Learning Privacy from Visual Entities
Alessio Xompero, Andrea Cavallaro
TL;DR
The paper investigates how to predict image privacy and challenges the necessity of large graph-based models by showing that a transfer-learning pipeline using a pre-trained CNN and a single trainable FC layer can match the performance of graph-based methods. It critically analyzes the components of graph-based privacy classifiers, demonstrating that fine-tuning CNNs largely drives performance while the graph component contributes minimally and at great parameter cost. By comparing against GIP, GPA, MLP, and GA-MLP across IPD and PrivacyAlert, it highlights that a lightweight approach (S2P) achieves comparable or superior accuracy with orders of magnitude fewer trainable parameters. The findings imply practical benefits in efficiency and interpretability, and suggest future work should focus on human-interpretable visual-entity features and more efficient graph designs to improve privacy recognition at scale.
Abstract
Subjective interpretation and content diversity make predicting whether an image is private or public a challenging task. Graph neural networks combined with convolutional neural networks (CNNs), which consist of 14,000 to 500 millions parameters, generate features for visual entities (e.g., scene and object types) and identify the entities that contribute to the decision. In this paper, we show that using a simpler combination of transfer learning and a CNN to relate privacy with scene types optimises only 732 parameters while achieving comparable performance to that of graph-based methods.
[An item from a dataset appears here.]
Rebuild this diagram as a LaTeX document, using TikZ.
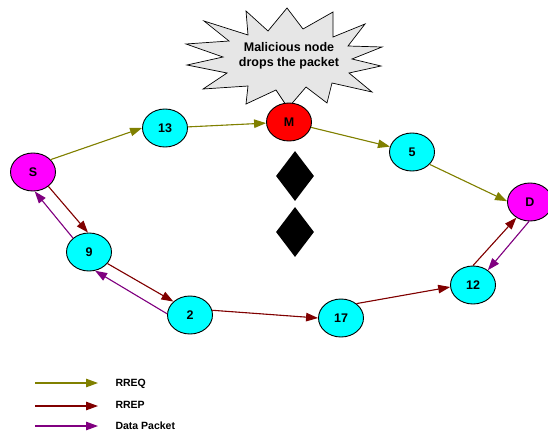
\documentclass[tikz,border=0pt]{standalone}
\usepackage{fontspec}
\setmainfont{Liberation Sans}[BoldFont={Liberation Sans Bold}]
\usetikzlibrary{arrows.meta,shapes.geometric}
\definecolor{rreq}{RGB}{128,128,0}
\definecolor{rrep}{RGB}{128,0,0}
\definecolor{dpkt}{RGB}{128,0,128}
\definecolor{burstfill}{RGB}{230,230,230}
\definecolor{cyanfill}{RGB}{0,255,255}
\definecolor{magfill}{RGB}{255,0,255}
\definecolor{redfill}{RGB}{255,0,0}
\begin{document}
\begin{tikzpicture}[x=1pt,y=-1pt,
  mnode/.style={ellipse,draw=black,line width=0.9pt,minimum width=45pt,minimum height=38pt,inner sep=0pt,font=\bfseries\fontsize{12.5}{14}\selectfont},
  normal/.style={mnode,fill=cyanfill},
  endpt/.style={mnode,fill=magfill},
  bad/.style={mnode,fill=redfill},
  conn/.style={line width=1.1pt,-{Triangle[length=12pt,width=8.5pt]}},
  reqline/.style={conn,draw=rreq,fill=rreq},
  repline/.style={conn,draw=rrep,fill=rrep},
  datline/.style={conn,draw=dpkt,fill=dpkt},
  gem/.style={diamond,fill=black,minimum width=38pt,minimum height=50pt,inner sep=0pt},
  legtext/.style={anchor=west,font=\bfseries\fontsize{10.5}{12}\selectfont}
]
\useasboundingbox (0,0) rectangle (548,434);

% burst
\draw[fill=burstfill,draw=black,line width=0.7pt]
 (287,8) -- (303,29) -- (333,12) -- (333,37) -- (365,24) -- (348,46) -- (382,47)
 -- (352,59) -- (381,66) -- (349,73) -- (372,92) -- (332,83) -- (327,103)
 -- (306,87) -- (288,108) -- (276,90) -- (246,104) -- (248,86) -- (203,89)
 -- (227,73) -- (187,65) -- (223,57) -- (186,44) -- (229,41) -- (204,21)
 -- (248,35) -- (246,11) -- (268,31) -- cycle;
\node[align=center,font=\bfseries\fontsize{12.5}{14.5}\selectfont] (burst) at (289,56) {Malicious node\\drops the packet};

% nodes
\node[endpt] (S) at (33,172) {S};
\node[normal] (n13) at (165,128) {13};
\node[bad] (M) at (289,122) {M};
\node[normal] (n5) at (412,152) {5};
\node[endpt] (D) at (530,202) {D};
\node[normal] (n9) at (89,252) {9};
\node[normal] (n2) at (190,315) {2};
\node[normal] (n17) at (341,318) {17};
\node[normal] (n12) at (473,285) {12};

\node[gem] (g1) at (295,176) {};
\node[gem] (g2) at (295,232) {};

% RREQ
\draw[reqline] (S.35) -- (n13.west);
\draw[reqline] (n13) -- (M);
\draw[reqline] (M) -- (n5);
\draw[reqline] (n5.-35) -- (D.178);

% RREP
\draw[repline] (S.-43) -- (n9.93);
\draw[repline] (n9.-32) -- (n2.141);
\draw[repline] (n2.12) -- (n17.west);
\draw[repline] (n17.43) -- (n12.185);
\draw[repline] (n12.90) -- (D.229);

% Data packet
\draw[datline] (D.267) -- (n12.45);
\draw[datline] (n2.177) -- (n9.-72);
\draw[datline] (n9.139) -- (S.-85);

% legend
\coordinate (l1a) at (35,383); \coordinate (l1b) at (98,383);
\coordinate (l2a) at (35,406); \coordinate (l2b) at (98,406);
\coordinate (l3a) at (35,426); \coordinate (l3b) at (98,426);
\draw[reqline] (l1a) -- (l1b);
\draw[repline] (l2a) -- (l2b);
\draw[datline] (l3a) -- (l3b);
\node[legtext] (t1) at (112,384) {RREQ};
\node[legtext] (t2) at (112,405) {RREP};
\node[legtext] (t3) at (112,426) {Data Packet};
\end{tikzpicture}
\end{document}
On the contrary, end-to-end training of graph-based methods can mask the contribution of individual components to the classification performance. Furthermore, we show that a high-dimensional feature vector, extracted with CNNs for each visual entity, is unnecessary and complexifies the model. The graph component has also negligible impact on performance, which is driven by fine-tuning the CNN to optimise image features for privacy nodes.